Sainsburys electric delivery van

Source: Sainsbury’s

Online now accounts for almost 17% of Sainsbury’s total grocery sales, up from 7% prior to lockdown

Online grocery sales have yet to reach their “high watermark”, Sainsbury’s new boss said today, despite massive growth seen during the pandemic and UK lockdown measures easing.

Sainsbury’s e-commerce grocery sales soared 87% in the 16 weeks to 27 June, and 130% in June alone. The supermarket has significantly ramped up capacity for weekly orders to more than 650,000 slots, compared to about 350,000 at the start of the coronavirus crisis.

It drove a 10.5% jump in Sainsbury’s total grocery sales in the quarter.

The supermarket has scaled its online operation by adding almost 200 new click & collect locations, as well as recruiting thousands of extra pickers and drivers.

Online now accounts for almost 17% of Sainsbury’s total grocery sales, up from 7% prior to lockdown.

Nevertheless, the full potential of online sales had not yet been reached, CEO Simon Roberts said.

“We are still seeing the demand continue, so I don’t think we reached the point yet where we have seen the high watermark,” said Roberts, who took over from Mike Coupe on 1 June, in his maiden trading update as CEO.

“Our priority is to serve customers in the way they wish to shop with us. We are continuing to look at what we need to do to make sure we can satisfy that demand. The demand is growing. Customers are enjoying shopping online. We need to prepare for substantially more customers wishing to shop online than we saw at the beginning of this crisis.”

The investment in online has helped Sainsbury’s win switching gains from Aldi and Lidl in the first quarter, with almost 50% of new online customers also being new Sainsbury’s customers, according to Roberts.

Meanwhile in store, Sainsbury’s has seen a significant uptake for its scan and go technology during the pandemic. SmartShop, which lets customers scan their own groceries and use a separate checkout, reached 37% of sales on average, exceeding 50% in some stores, during the quarter.

Total retail sales for the quarter rose 8.5% (excluding fuel), with like-for-like sales up 8.2%. However, CFO Kevin O’Byrne said the true like-for-like increase was closer to 19% when excluding the 573 standalone Argos stores closed during lockdown from the figures.

Argos sales jumped 10.7% in the period despite store closures as customers shopped online, with home delivery sales up 78% and click & collect sales up 53%.

The growth contributed to a 7.2% increase in general merchandise sales for the quarter, which were held back by a 26.7% drop in clothing sales.

Convenience revenues also slumped 5%, driven by “very weak” sales in city centre locations where trade is heavily driven by office workers and Sainsbury’s has temporarily closed 26 c-stores. The downturn in the convenience business was partially offset by “very strong” sales growth in neighbourhood locations.

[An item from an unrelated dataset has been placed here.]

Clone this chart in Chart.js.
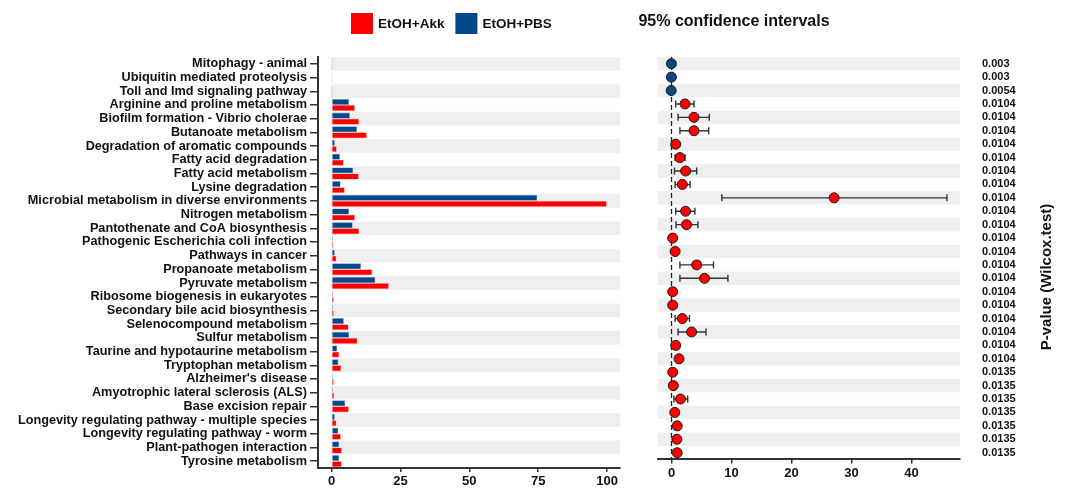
<!DOCTYPE html>
<html>
<head>
<meta charset="utf-8">
<script src="https://cdn.jsdelivr.net/npm/chart.js@4.4.1/dist/chart.umd.min.js"></script>
<style>
  html, body { margin: 0; padding: 0; background: #fff; }
  #wrap { position: relative; width: 1067px; height: 488px; }
  #boxA { position: absolute; left: 0; top: 0; width: 625px; height: 488px; }
  #boxB { position: absolute; left: 630px; top: 0; width: 437px; height: 488px; }
</style>
</head>
<body>
<div id="wrap">
  <div id="boxA"><canvas id="barChart"></canvas></div>
  <div id="boxB"><canvas id="ciChart"></canvas></div>
</div>
<script>
// pathways (top to bottom)
var categories = [
  "Mitophagy - animal",
  "Ubiquitin mediated proteolysis",
  "Toll and Imd signaling pathway",
  "Arginine and proline metabolism",
  "Biofilm formation - Vibrio cholerae",
  "Butanoate metabolism",
  "Degradation of aromatic compounds",
  "Fatty acid degradation",
  "Fatty acid metabolism",
  "Lysine degradation",
  "Microbial metabolism in diverse environments",
  "Nitrogen metabolism",
  "Pantothenate and CoA biosynthesis",
  "Pathogenic Escherichia coli infection",
  "Pathways in cancer",
  "Propanoate metabolism",
  "Pyruvate metabolism",
  "Ribosome biogenesis in eukaryotes",
  "Secondary bile acid biosynthesis",
  "Selenocompound metabolism",
  "Sulfur metabolism",
  "Taurine and hypotaurine metabolism",
  "Tryptophan metabolism",
  "Alzheimer's disease",
  "Amyotrophic lateral sclerosis (ALS)",
  "Base excision repair",
  "Longevity regulating pathway - multiple species",
  "Longevity regulating pathway - worm",
  "Plant-pathogen interaction",
  "Tyrosine metabolism"
];

// mean proportions (bars)
var pbsValues = [0.1, 0.1, 0.1, 6.4, 6.7, 9.3, 1.2, 3.1, 7.9, 3.3, 74.7, 6.4, 7.7, 0.5, 1.2,
                 10.7, 15.9, 0.5, 0.5, 4.5, 6.4, 2.1, 2.5, 0.5, 0.5, 5.0, 1.2, 2.5, 2.8, 2.8];
var akkValues = [0.03, 0.03, 0.03, 8.5, 10.0, 12.8, 1.9, 4.4, 9.9, 4.8, 99.9, 8.5, 10.0, 0.7, 1.8,
                 14.8, 20.8, 0.85, 0.85, 6.2, 9.4, 2.8, 3.5, 0.85, 1.0, 6.3, 1.8, 3.4, 3.75, 3.75];

// difference in mean proportions with 95% CI
var estimates = [-0.02, -0.02, -0.05, 2.25, 3.75, 3.75, 0.7, 1.4, 2.35, 1.8, 27.1, 2.35, 2.5, 0.2, 0.6,
                 4.2, 5.5, 0.2, 0.2, 1.8, 3.35, 0.7, 1.25, 0.2, 0.3, 1.5, 0.55, 0.95, 0.9, 0.95];
var ciLow = [-0.1, -0.1, -0.15, 0.7, 1.1, 1.4, 0.4, 0.6, 0.5, 0.6, 8.4, 0.7, 0.75, 0.05, 0.3,
             1.4, 1.4, 0.05, 0.05, 0.6, 1.1, 0.4, 0.8, 0.05, 0.1, 0.4, 0.3, 0.5, 0.5, 0.5];
var ciHigh = [0.05, 0.05, 0.0, 3.75, 6.3, 6.2, 1.0, 2.25, 4.2, 3.1, 45.9, 3.9, 4.4, 0.35, 0.9,
              7.0, 9.4, 0.35, 0.35, 3.0, 5.75, 1.0, 1.7, 0.35, 0.5, 2.7, 0.8, 1.4, 1.3, 1.4];

var pValues = ["0.003", "0.003", "0.0054",
  "0.0104", "0.0104", "0.0104", "0.0104", "0.0104", "0.0104", "0.0104", "0.0104", "0.0104", "0.0104",
  "0.0104", "0.0104", "0.0104", "0.0104", "0.0104", "0.0104", "0.0104", "0.0104", "0.0104", "0.0104",
  "0.0135", "0.0135", "0.0135", "0.0135", "0.0135", "0.0135", "0.0135"];

var barTicks = [0, 25, 50, 75, 100];
var ciTicks = [0, 10, 20, 30, 40];

var RED = "#ff0000";
var BLUE = "#06498b";
var INK = "#111111";
var BAND = "#efefef";

Chart.defaults.font.family = "'Liberation Sans', Arial, sans-serif";
Chart.defaults.color = INK;

// alternating grey row bands
var bandsPlugin = {
  id: "bands",
  beforeDatasetsDraw: function(chart, args, opts) {
    var ctx = chart.ctx, area = chart.chartArea;
    var y = chart.scales.y, x = chart.scales.x;
    var step = (area.bottom - area.top) / categories.length;
    var x0 = opts.fromZero ? x.getPixelForValue(0) - 0.5 : area.left;
    ctx.save();
    ctx.fillStyle = BAND;
    for (var i = 0; i < categories.length; i += 2) {
      var yc = y.getPixelForValue(i);
      ctx.fillRect(x0, yc - step / 2, area.right - x0, step);
    }
    ctx.restore();
  }
};

// zero line + error bars under the points
var ciPlugin = {
  id: "ciBars",
  beforeDatasetsDraw: function(chart) {
    var ctx = chart.ctx, area = chart.chartArea;
    var x = chart.scales.x, y = chart.scales.y;
    ctx.save();
    var z = x.getPixelForValue(0);
    ctx.strokeStyle = "#222";
    ctx.lineWidth = 1.3;
    ctx.setLineDash([5, 3]);
    ctx.beginPath();
    ctx.moveTo(z, area.top);
    ctx.lineTo(z, area.bottom);
    ctx.stroke();
    ctx.setLineDash([]);
    ctx.strokeStyle = "#333";
    ctx.lineWidth = 1.4;
    for (var i = 0; i < estimates.length; i++) {
      var yc = y.getPixelForValue(i);
      var xl = x.getPixelForValue(ciLow[i]);
      var xh = x.getPixelForValue(ciHigh[i]);
      ctx.beginPath();
      ctx.moveTo(xl, yc); ctx.lineTo(xh, yc);
      ctx.moveTo(xl, yc - 3.5); ctx.lineTo(xl, yc + 3.5);
      ctx.moveTo(xh, yc - 3.5); ctx.lineTo(xh, yc + 3.5);
      ctx.stroke();
    }
    ctx.restore();
  }
};

// legend drawn above the bar panel
var legendPlugin = {
  id: "topLegend",
  afterDraw: function(chart) {
    var ctx = chart.ctx;
    var items = chart.data.datasets.slice().reverse();
    var x = 351;
    ctx.save();
    ctx.font = "bold 13.5px 'Liberation Sans', Arial, sans-serif";
    ctx.textBaseline = "middle";
    ctx.textAlign = "left";
    items.forEach(function(ds) {
      ctx.fillStyle = ds.backgroundColor;
      ctx.fillRect(x, 13, 22, 21);
      ctx.fillStyle = INK;
      ctx.fillText(ds.label, x + 27, 24);
      x += 27 + ctx.measureText(ds.label).width + 11;
    });
    ctx.restore();
  }
};

var ciTextPlugin = {
  id: "ciText",
  afterDraw: function(chart) {
    var ctx = chart.ctx;
    ctx.save();
    ctx.fillStyle = INK;
    ctx.textAlign = "center";
    ctx.textBaseline = "middle";
    ctx.font = "bold 16px 'Liberation Sans', Arial, sans-serif";
    ctx.fillText("95% confidence intervals", 104, 22);
    ctx.translate(417, 277);
    ctx.rotate(-Math.PI / 2);
    ctx.font = "bold 15px 'Liberation Sans', Arial, sans-serif";
    ctx.fillText("P-value (Wilcox.test)", 0, 0);
    ctx.restore();
  }
};

function fixedTicks(list) {
  return function(scale) {
    scale.ticks = list.map(function(v) { return { value: v }; });
  };
}

var xAxisStyle = {
  grid: { drawOnChartArea: false, tickLength: 4, color: "#333", lineWidth: 1.5 },
  border: { display: true, color: "#333", width: 2 },
  ticks: { color: INK, font: { size: 13, weight: "bold" }, padding: 2, maxRotation: 0 }
};

new Chart(document.getElementById("barChart"), {
  type: "bar",
  data: {
    labels: categories,
    datasets: [
      { label: "EtOH+PBS", data: pbsValues, backgroundColor: BLUE, borderColor: "#6c9fd0", borderWidth: 0.6 },
      { label: "EtOH+Akk", data: akkValues, backgroundColor: RED, borderColor: "#ff8a8a", borderWidth: 0.6 }
    ]
  },
  options: {
    indexAxis: "y",
    responsive: true,
    maintainAspectRatio: false,
    animation: false,
    layout: { padding: { top: 57, right: 5, left: 0, bottom: 0 } },
    datasets: { bar: { categoryPercentage: 0.88, barPercentage: 1.0 } },
    plugins: { legend: { display: false }, tooltip: { enabled: false }, bands: { fromZero: true } },
    scales: {
      x: Object.assign({
        type: "linear", min: -4.9, max: 104.7,
        afterBuildTicks: fixedTicks(barTicks),
        afterFit: function(s) { s.height = 20; }
      }, xAxisStyle),
      y: {
        type: "category",
        offset: true,
        grid: { offset: false, drawOnChartArea: false, tickLength: 8, color: "#333", lineWidth: 1.5 },
        border: { display: true, color: "#333", width: 2 },
        ticks: { color: INK, font: { size: 12.7, weight: "bold" }, padding: 3, autoSkip: false },
        afterFit: function(s) { s.width = 318; }
      }
    }
  },
  plugins: [bandsPlugin, legendPlugin]
});

new Chart(document.getElementById("ciChart"), {
  type: "scatter",
  data: {
    labels: categories,
    datasets: [{
      label: "difference",
      data: estimates.map(function(v, i) { return { x: v, y: categories[i] }; }),
      backgroundColor: estimates.map(function(v) { return v < 0 ? BLUE : RED; }),
      borderColor: "#1a1a1a",
      borderWidth: 1,
      pointRadius: 5,
      pointHoverRadius: 5
    }]
  },
  options: {
    responsive: true,
    maintainAspectRatio: false,
    animation: false,
    layout: { padding: { top: 57, left: 28, right: 0, bottom: 0 } },
    plugins: { legend: { display: false }, tooltip: { enabled: false }, bands: { fromZero: false } },
    scales: {
      x: Object.assign({
        type: "linear", min: -2.25, max: 48.08,
        afterBuildTicks: fixedTicks(ciTicks),
        afterFit: function(s) { s.height = 20; }
      }, xAxisStyle),
      y: {
        type: "category",
        position: "right",
        offset: true,
        grid: { display: false, drawTicks: false },
        border: { display: false },
        ticks: {
          color: INK, font: { size: 11, weight: "bold" }, padding: 22, autoSkip: false,
          callback: function(v, i) { return pValues[i]; }
        },
        afterFit: function(s) { s.width = 107; }
      }
    }
  },
  plugins: [bandsPlugin, ciPlugin, ciTextPlugin]
});
</script>
</body>
</html>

Sainsbury’s is also forecasting a £500m hit to profits from increased costs linked to coronavirus, including higher labour costs, investment in safety measures and ramping up online capacity. The majority of the profit impact is expected to be offset by business rates relief and stronger grocery sales.

Roberts said the supermarket’s price position had continued to improve in the past 16 weeks, with prices lowered on 200 lines during the crisis and the price lock campaign now including almost 1,000 products.

“With rising unemployment and real pressure on consumer spending, we have got to make sure we continue to make our offer really relevant and right for customers,” he added.

“The coming weeks and months will continue to be challenging for our customers and our colleagues and we do not expect the current strong sales growth to continue. A number of the decisions we have made have materially increased costs but meant we have done the right thing for our customers and set us up well for the future.”